Radosław Sikorski nie apelował w Berlinie o to, by Niemcy były silniejsze, lecz o to, by były liderem reform z korzyścią dla wszystkich, nawet za cenę zacieśnienia integracji - komentuje poniedziałkowe wystąpienie szefa polskiej dyplomacji ośrodek analityczny Stratfor. I podkreśla: Polska niewątpliwie byłaby jednym z pierwszych państw wyczulonych na wszelkie objawy ekspansji Berlina, ponieważ przez większość swej historii przeciwstawiała się ekspansjonistycznym ambicjom sąsiadów.
Stratfor zauważa, że europejskie negocjacje antykryzysowe są złożone, a nawet wielowymiarowe - analitycy ośrodka wskazują z jednej strony na determinację Berlina, a z drugiej na jego zakulisowe wątpliwości: Mimo że Niemcy przygotowują się do przedstawienia w najbliższym tygodniu najnowszych planów skonsolidowania i uratowania strefy euro, to ich zaangażowanie na rzecz tego celu budzi wątpliwości i tej ich determinacji przeciwstawia się pośrednia groźba wyjścia z eurostrefy.

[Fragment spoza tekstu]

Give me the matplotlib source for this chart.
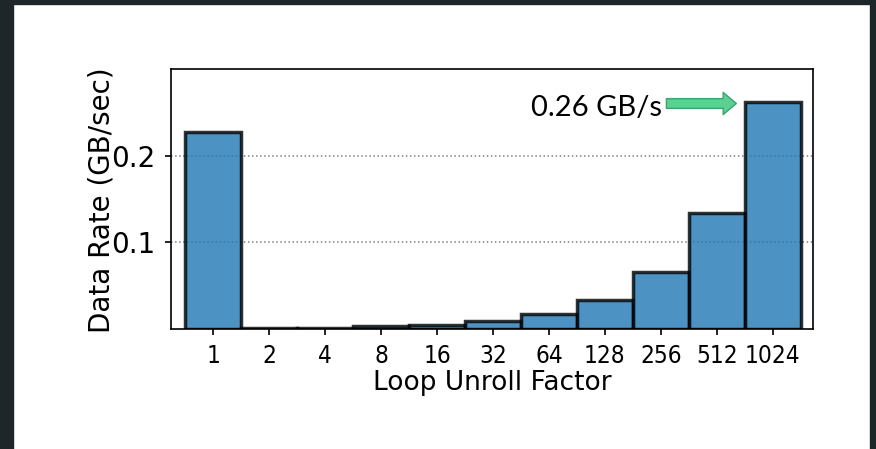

Analitycy ośrodka sądzą, że punkt widzenia Sikorskiego - który mówił, że "mniej obawia się niemieckiej siły, niż zaczyna się bać niemieckiej bezczynności" - podzielają inne państwa, między innymi Wielka Brytania i Rosja, a więc "państwa, po których można by się spodziewać, że ich polityczną preferencją jest Europa rozczłonkowana". Tym razem jednak Londyn i Moskwa nalegają na Niemców, by zrobiły, co w ich mocy, i pomogły pogrążonym w trudnościach państwom eurostrefy, mimo że taki krok może oznaczać zacieśnienie europejskiej integracji, zwłaszcza państw wokół Niemiec.
Zdaniem ośrodka, Wielka Brytania i Rosja są w grupie tych, którzy rozumieją, że gdyby strefa euro miała się rozpaść, to wywołałoby to panikę o wiele większą niż bankructwo amerykańskiego banku inwestycyjnego Lehman Brothers w 2008 roku.